Monday, Aug. 06, 1973
The Country Lawyer and Friends
By Hugh Sidey
THE PRESIDENCY
A goodly portion of the nation's lawyers seem to be in considerable anguish over the way the Watergate panel is questioning the witnesses. The letters, calls and telegrams pour in to Committee Chairman Sam Ervin with suggestions for questions, psychological tactics, and denunciations for missing opportunities to bludgeon witnesses to pulp.
In Washington, where there may be more attorneys per square foot than in any other city, the conversations are dominated by legal despair. The lawyers believe Ervin is doing an awful job in crossexamination. Young barristers and law school professors, freshly steeped in their textbook cases, are sure of it and can give you a lecture on how it should have been done.

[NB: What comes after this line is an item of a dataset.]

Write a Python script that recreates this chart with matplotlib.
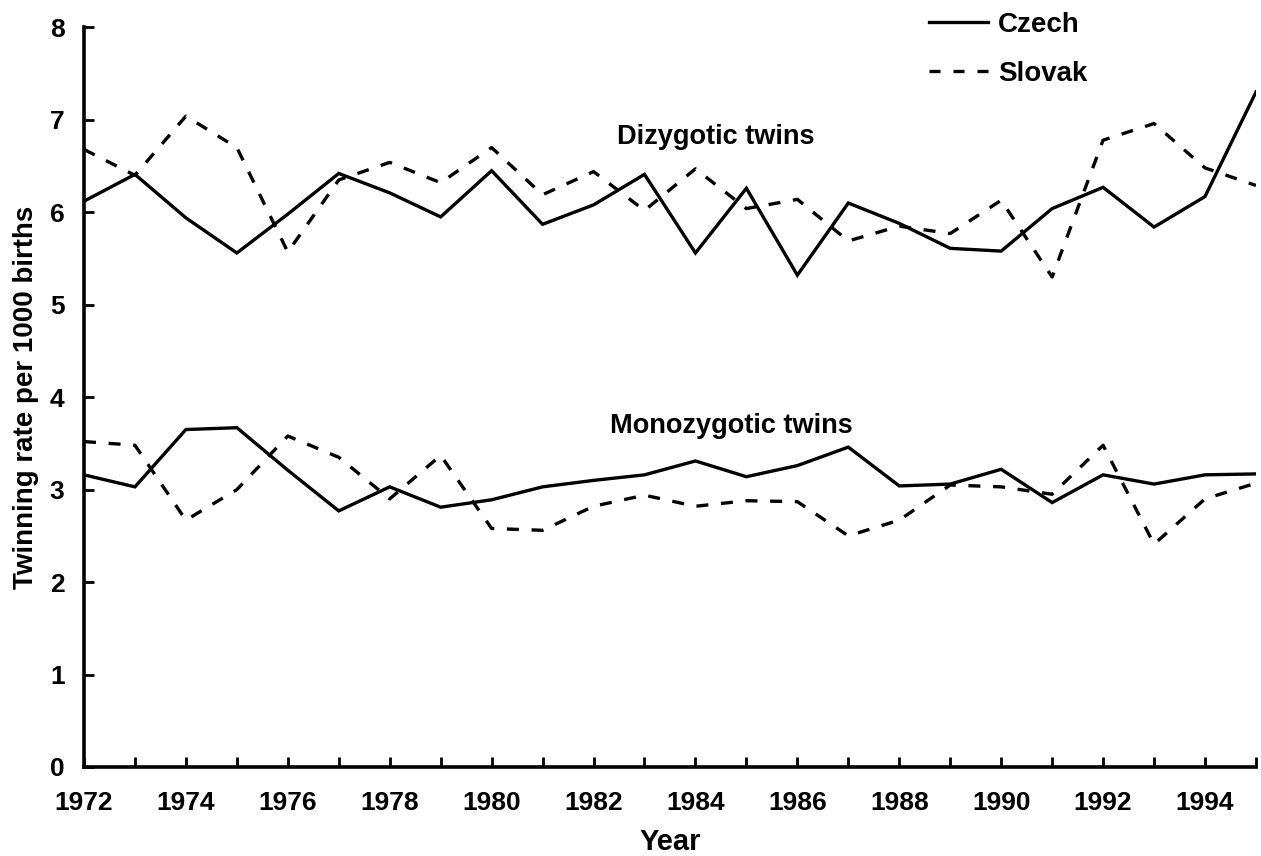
import numpy as np
import matplotlib
matplotlib.use("Agg")
import matplotlib.pyplot as plt
from matplotlib.lines import Line2D

years = np.arange(1972, 1996)

# dizygotic twinning rate per 1000 births
dz_czech = [6.12, 6.41, 5.94, 5.56, 5.98, 6.42, 6.21, 5.95, 6.45, 5.87, 6.08, 6.41,
            5.56, 6.26, 5.32, 6.10, 5.88, 5.61, 5.58, 6.04, 6.27, 5.84, 6.17, 7.30]
dz_slovak = [6.68, 6.40, 7.04, 6.70, 5.57, 6.35, 6.54, 6.32, 6.70, 6.19, 6.44, 6.02,
             6.47, 6.04, 6.14, 5.69, 5.85, 5.77, 6.13, 5.30, 6.78, 6.96, 6.48, 6.29]

# monozygotic twinning rate per 1000 births
mz_czech = [3.16, 3.03, 3.65, 3.67, 3.21, 2.77, 3.03, 2.81, 2.89, 3.03, 3.10, 3.16,
            3.31, 3.14, 3.26, 3.46, 3.04, 3.06, 3.22, 2.86, 3.16, 3.06, 3.16, 3.17]
mz_slovak = [3.52, 3.48, 2.67, 3.00, 3.58, 3.35, 2.90, 3.37, 2.58, 2.56, 2.82, 2.94,
             2.82, 2.88, 2.87, 2.50, 2.67, 3.05, 3.03, 2.95, 3.48, 2.41, 2.90, 3.07]

xtick_years = np.arange(1972, 1995, 2)
yticks = np.arange(0, 9)

FONT = ["Liberation Sans", "DejaVu Sans"]
lw = 2.4
dash = (0, (3.6, 3.8))

fig = plt.figure(figsize=(12.61, 8.56), dpi=100)
ax = fig.add_axes([0.0666, 0.104, 0.9294, 0.864])

ax.plot(years, dz_czech, color="black", lw=lw, solid_joinstyle="miter")
ax.plot(years, dz_slovak, color="black", lw=lw, linestyle=dash)
ax.plot(years, mz_czech, color="black", lw=lw, solid_joinstyle="miter")
ax.plot(years, mz_slovak, color="black", lw=lw, linestyle=dash)

ax.set_xlim(1972, 1995)
ax.set_ylim(0, 8)

ax.spines["top"].set_visible(False)
ax.spines["right"].set_visible(False)
for side in ["left", "bottom"]:
    ax.spines[side].set_linewidth(2.6)
    ax.spines[side].set_zorder(5)

ax.set_xticks(years, minor=True)
ax.set_xticks(xtick_years)
ax.set_xticklabels([str(y) for y in xtick_years], fontfamily=FONT,
                   fontsize=19, fontweight="bold")
ax.set_yticks(yticks)
ax.set_yticklabels([str(v) for v in yticks], fontfamily=FONT,
                   fontsize=19, fontweight="bold")
ax.tick_params(axis="both", which="both", direction="in", length=7, width=2)
ax.tick_params(axis="x", which="major", pad=17)
ax.tick_params(axis="y", pad=14)

ax.set_xlabel("Year", fontfamily=FONT, fontsize=21, fontweight="bold", labelpad=10)
ax.set_ylabel("Twinning rate per 1000 births", fontfamily=FONT, fontsize=20,
              fontweight="bold", labelpad=8)

ax.text(1984.4, 6.81, "Dizygotic twins", ha="center", va="center",
        fontfamily=FONT, fontsize=19.5, fontweight="bold")
ax.text(1984.7, 3.69, "Monozygotic twins", ha="center", va="center",
        fontfamily=FONT, fontsize=19.5, fontweight="bold")

handles = [Line2D([], [], color="black", lw=lw),
           Line2D([], [], color="black", lw=lw, linestyle=(0, (3.3, 3.9)))]
fig.legend(handles, ["Czech", "Slovak"], loc="upper left",
           bbox_to_anchor=(0.726, 1.002), frameon=False, borderpad=0,
           handlelength=2.1, handletextpad=0.38, labelspacing=0.82,
           prop={"family": FONT, "size": 20, "weight": "bold"})

fig.savefig("out.png", dpi=100)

There is now a hint in the mail that some of the public may want in on the act. Wives and husbands are arguing about separation of powers, reporters are being forced to carry copies of the Constitution with them. And all those people who were reared on Perry Mason, whose steel-trap mind is always ahead of everybody else's, are wondering how come those fellows on the committee stammer, halt, fumble and they never get a witness to break down in tears and say "I did it. Take me away." I wonder.
I wonder if old Sam Ervin from Morganton, N.C., isn't a little wiser than all those kibitzers. Ervin is running an educational forum and not a court, and he knows it. The arguments are rooted in the Constitution, that is true, but now they transcend that. The big issue at this point is what each citizen thinks in his mind and feels in his heart about the President.
A big part of Ervin's job, as he sees it, is to bring all the President's men before the public, as well as the committee, and let anybody interested see them and hear them. He is resolute in his belief that there is something magic about truth. The folks after a while get some notion of who is lying and who is not. That emerges most often in small natural increments, not in blinding flashes of acrimony. The witnesses kind of do it themselves.
So old Sam runs a down-home operation with a bunch of good old boys on his committee. There's a war veteran with an arm missing and a camera bug and an Ivy Leaguer and a fellow who used to cure country hams. There is some courtliness, a little cussing beyond earshot, some poetry, and a lot of Bible.
The White House does not see it that way, however. Over there they have decided that Ervin is out to get the President, that behind the "sweet little ole country bumpkin" facade lies a monster. Memories are short in this town. The Ervin committee is about as gentle as they come.
Though Sam is sore because he believes that his Constitution and his Government have been violated, there is remarkably little personal bitterness. After the day's hearings, he will tell you that he still would like this cup to pass from him, to put it in his kind of language. Nothing would please him more than for Nixon to come there and drop all those documents and tape recordings on the committee table, exonerating himself. Or even, if not quite innocent, admit his errors openly and fully. Ervin gives the impression of a man willing to forgive a great deal if Nixon did that, and he thinks the country would be equally forgiving. Then Sam could go back to watching some of his favorite TV programs (Gunsmoke is one of them) and get a little time in the cool hills of his beloved North Carolina.
But so far the President will not yield on any front. So Sam goes on trying to open things up, goes on in his own way, which is not to press too hard, not to be overbearing or obnoxious--just kind of average American.
Something is happening out there. Almost all the polls are moving--against Nixon. There are no dramatic cave-ins, just steady erosion. Maybe that is what frightens the White House now. But Sam Ervin did not point the direction. Talking with him, one feels certain he would be about the same person if the polls were moving the other way--for Nixon. He is not after anybody. He is after something bigger--truth and honor.
If John Dean after a week of talking before the nation seems to be a threat to Nixon's professions of innocence, well, maybe that is the way it should be.
And if John Ehrlichman after four days before the unblinking camera eye comes across as Attila the Hun, perhaps that, too, is a step toward the truth.
Sam Ervin said it. Rather, he borrowed from the Bible. "For whatsoever a man soweth, that shall he also reap." Sam believes it.